# START OF DATA SHOWN
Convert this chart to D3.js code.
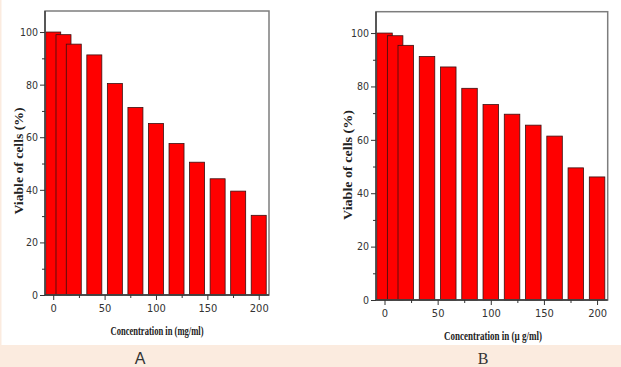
<!DOCTYPE html>
<html>
<head>
<meta charset="utf-8">
<script src="https://cdn.jsdelivr.net/npm/d3@7"></script>
<style>
  html, body { margin: 0; padding: 0; background: #fbebdf; }
  svg { display: block; }
</style>
</head>
<body>
<svg id="chart" width="621" height="367"></svg>
<script>
// --- data ---
const concA = [0, 10, 20, 40, 60, 80, 100, 120, 140, 160, 180, 200];
const viableA = [100, 99, 95.4, 91.3, 80.4, 71.3, 65.2, 57.6, 50.5, 44.2, 39.5, 30.3];
const concB = [0, 10, 20, 40, 60, 80, 100, 120, 140, 160, 180, 200];
const viableB = [100, 99, 95.4, 91.2, 87.3, 79.3, 73.2, 69.6, 65.5, 61.4, 49.5, 46.1];
const xTicks = [0, 50, 100, 150, 200];
const yTicks = [0, 20, 40, 60, 80, 100];

const svg = d3.select("#chart");

// white sheet + peach strip below
svg.append("rect").attr("x", 1.5).attr("y", 0).attr("width", 621).attr("height", 345).attr("fill", "#fff");

const panels = [
  { id: "A", conc: concA, vals: viableA, left: 45, right: 269, top: 11, bottom: 295,
    xtitle: "Concentration in (mg/ml)", xtX: 157, xtY: 335, xtLen: 93,
    ytX: 22.5, ytY: 161, ytLen: 107, tag: "A", tagX: 140, tagFont: "Liberation Sans, Arial, sans-serif" },
  { id: "B", conc: concB, vals: viableB, left: 376, right: 607.7, top: 11.7, bottom: 300,
    xtitle: "Concentration in (\u00b5 g/ml)", xtX: 493, xtY: 339.5, xtLen: 98,
    ytX: 352, ytY: 165, ytLen: 110, tag: "B", tagX: 483, tagFont: "Liberation Serif, Times New Roman, serif" }
];

const numFont = "'Liberation Sans Narrow', 'Arial Narrow', 'DejaVu Sans Condensed', sans-serif";
const titleFont = "'Liberation Serif', 'Times New Roman', serif";

panels.forEach(p => {
  const x = d3.scaleLinear().domain([-8, 210]).range([p.left, p.right]);
  const y = d3.scaleLinear().domain([0, 108]).range([p.bottom, p.top]);
  const g = svg.append("g").attr("id", "panel-" + p.id);

  // bars (later ones drawn on top)
  const bw = 14.6;
  g.selectAll(".bar")
    .data(p.conc.map((c, i) => ({ c, v: p.vals[i] })))
    .enter().append("rect")
    .attr("class", "bar")
    .attr("x", d => x(d.c - bw / 2))
    .attr("y", d => y(d.v))
    .attr("width", d => x(d.c + bw / 2) - x(d.c - bw / 2))
    .attr("height", d => y(0) - y(d.v))
    .attr("fill", "#ff0000")
    .attr("stroke", "#3a1010")
    .attr("stroke-width", 0.8);

  // frame
  g.append("rect")
    .attr("x", p.left).attr("y", p.top)
    .attr("width", p.right - p.left).attr("height", p.bottom - p.top)
    .attr("fill", "none").attr("stroke", "#7d7d7d").attr("stroke-width", 1.5);

  // axes
  const xAxis = d3.axisBottom(x).tickValues(xTicks).tickSize(5).tickPadding(4);
  const xMinor = d3.axisBottom(x).tickValues([25, 75, 125, 175]).tickSize(3).tickFormat("");
  const yAxis = d3.axisLeft(y).tickValues(yTicks).tickSize(5).tickPadding(2);
  const yMinor = d3.axisLeft(y).tickValues([10, 30, 50, 70, 90]).tickSize(3).tickFormat("");

  [[xAxis, "x"], [xMinor, "x"], [yAxis, "y"], [yMinor, "y"]].forEach(([ax, k]) => {
    const a = g.append("g")
      .attr("transform", k === "x" ? `translate(0,${p.bottom})` : `translate(${p.left},0)`)
      .call(ax);
    a.select(".domain").remove();
    a.selectAll("line").attr("stroke", "#333").attr("stroke-width", 1);
    a.selectAll("text")
      .attr("fill", "#333")
      .style("font-family", numFont)
      .style("font-size", k === "x" ? "11px" : "10.5px");
  });

  // axis lines
  g.append("line").attr("x1", p.left).attr("x2", p.right).attr("y1", p.bottom).attr("y2", p.bottom)
    .attr("stroke", "#333").attr("stroke-width", 1.3);
  g.append("line").attr("x1", p.left).attr("x2", p.left).attr("y1", p.top).attr("y2", p.bottom)
    .attr("stroke", "#333").attr("stroke-width", 1.3);

  // titles
  g.append("text")
    .attr("x", p.xtX - p.xtLen / 2).attr("y", p.xtY)
    .attr("textLength", p.xtLen).attr("lengthAdjust", "spacingAndGlyphs")
    .style("font-family", titleFont).style("font-weight", "bold").style("font-size", "12.5px")
    .attr("fill", "#222")
    .text(p.xtitle);

  g.append("text")
    .attr("transform", `translate(${p.ytX},${p.ytY + p.ytLen / 2}) rotate(-90)`)
    .attr("textLength", p.ytLen).attr("lengthAdjust", "spacingAndGlyphs")
    .style("font-family", titleFont).style("font-weight", "bold").style("font-size", "12.5px")
    .attr("fill", "#222")
    .text("Viable of cells (%)");

  // panel tag
  svg.append("text")
    .attr("x", p.tagX).attr("y", 364)
    .attr("text-anchor", "middle")
    .style("font-family", p.tagFont).style("font-size", "16px")
    .attr("fill", "#333")
    .text(p.tag);
});
</script>
</body>
</html>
# END OF DATA SHOWN
TASK GOAL: Retype the whole listing, keeping every line identical and omitting all pictures.

FULL OUTPUT:
Convert this chart to D3.js code.
<!DOCTYPE html>
<html>
<head>
<meta charset="utf-8">
<script src="https://cdn.jsdelivr.net/npm/d3@7"></script>
<style>
  html, body { margin: 0; padding: 0; background: #fbebdf; }
  svg { display: block; }
</style>
</head>
<body>
<svg id="chart" width="621" height="367"></svg>
<script>
// --- data ---
const concA = [0, 10, 20, 40, 60, 80, 100, 120, 140, 160, 180, 200];
const viableA = [100, 99, 95.4, 91.3, 80.4, 71.3, 65.2, 57.6, 50.5, 44.2, 39.5, 30.3];
const concB = [0, 10, 20, 40, 60, 80, 100, 120, 140, 160, 180, 200];
const viableB = [100, 99, 95.4, 91.2, 87.3, 79.3, 73.2, 69.6, 65.5, 61.4, 49.5, 46.1];
const xTicks = [0, 50, 100, 150, 200];
const yTicks = [0, 20, 40, 60, 80, 100];

const svg = d3.select("#chart");

// white sheet + peach strip below
svg.append("rect").attr("x", 1.5).attr("y", 0).attr("width", 621).attr("height", 345).attr("fill", "#fff");

const panels = [
  { id: "A", conc: concA, vals: viableA, left: 45, right: 269, top: 11, bottom: 295,
    xtitle: "Concentration in (mg/ml)", xtX: 157, xtY: 335, xtLen: 93,
    ytX: 22.5, ytY: 161, ytLen: 107, tag: "A", tagX: 140, tagFont: "Liberation Sans, Arial, sans-serif" },
  { id: "B", conc: concB, vals: viableB, left: 376, right: 607.7, top: 11.7, bottom: 300,
    xtitle: "Concentration in (\u00b5 g/ml)", xtX: 493, xtY: 339.5, xtLen: 98,
    ytX: 352, ytY: 165, ytLen: 110, tag: "B", tagX: 483, tagFont: "Liberation Serif, Times New Roman, serif" }
];

const numFont = "'Liberation Sans Narrow', 'Arial Narrow', 'DejaVu Sans Condensed', sans-serif";
const titleFont = "'Liberation Serif', 'Times New Roman', serif";

panels.forEach(p => {
  const x = d3.scaleLinear().domain([-8, 210]).range([p.left, p.right]);
  const y = d3.scaleLinear().domain([0, 108]).range([p.bottom, p.top]);
  const g = svg.append("g").attr("id", "panel-" + p.id);

  // bars (later ones drawn on top)
  const bw = 14.6;
  g.selectAll(".bar")
    .data(p.conc.map((c, i) => ({ c, v: p.vals[i] })))
    .enter().append("rect")
    .attr("class", "bar")
    .attr("x", d => x(d.c - bw / 2))
    .attr("y", d => y(d.v))
    .attr("width", d => x(d.c + bw / 2) - x(d.c - bw / 2))
    .attr("height", d => y(0) - y(d.v))
    .attr("fill", "#ff0000")
    .attr("stroke", "#3a1010")
    .attr("stroke-width", 0.8);

  // frame
  g.append("rect")
    .attr("x", p.left).attr("y", p.top)
    .attr("width", p.right - p.left).attr("height", p.bottom - p.top)
    .attr("fill", "none").attr("stroke", "#7d7d7d").attr("stroke-width", 1.5);

  // axes
  const xAxis = d3.axisBottom(x).tickValues(xTicks).tickSize(5).tickPadding(4);
  const xMinor = d3.axisBottom(x).tickValues([25, 75, 125, 175]).tickSize(3).tickFormat("");
  const yAxis = d3.axisLeft(y).tickValues(yTicks).tickSize(5).tickPadding(2);
  const yMinor = d3.axisLeft(y).tickValues([10, 30, 50, 70, 90]).tickSize(3).tickFormat("");

  [[xAxis, "x"], [xMinor, "x"], [yAxis, "y"], [yMinor, "y"]].forEach(([ax, k]) => {
    const a = g.append("g")
      .attr("transform", k === "x" ? `translate(0,${p.bottom})` : `translate(${p.left},0)`)
      .call(ax);
    a.select(".domain").remove();
    a.selectAll("line").attr("stroke", "#333").attr("stroke-width", 1);
    a.selectAll("text")
      .attr("fill", "#333")
      .style("font-family", numFont)
      .style("font-size", k === "x" ? "11px" : "10.5px");
  });

  // axis lines
  g.append("line").attr("x1", p.left).attr("x2", p.right).attr("y1", p.bottom).attr("y2", p.bottom)
    .attr("stroke", "#333").attr("stroke-width", 1.3);
  g.append("line").attr("x1", p.left).attr("x2", p.left).attr("y1", p.top).attr("y2", p.bottom)
    .attr("stroke", "#333").attr("stroke-width", 1.3);

  // titles
  g.append("text")
    .attr("x", p.xtX - p.xtLen / 2).attr("y", p.xtY)
    .attr("textLength", p.xtLen).attr("lengthAdjust", "spacingAndGlyphs")
    .style("font-family", titleFont).style("font-weight", "bold").style("font-size", "12.5px")
    .attr("fill", "#222")
    .text(p.xtitle);

  g.append("text")
    .attr("transform", `translate(${p.ytX},${p.ytY + p.ytLen / 2}) rotate(-90)`)
    .attr("textLength", p.ytLen).attr("lengthAdjust", "spacingAndGlyphs")
    .style("font-family", titleFont).style("font-weight", "bold").style("font-size", "12.5px")
    .attr("fill", "#222")
    .text("Viable of cells (%)");

  // panel tag
  svg.append("text")
    .attr("x", p.tagX).attr("y", 364)
    .attr("text-anchor", "middle")
    .style("font-family", p.tagFont).style("font-size", "16px")
    .attr("fill", "#333")
    .text(p.tag);
});
</script>
</body>
</html>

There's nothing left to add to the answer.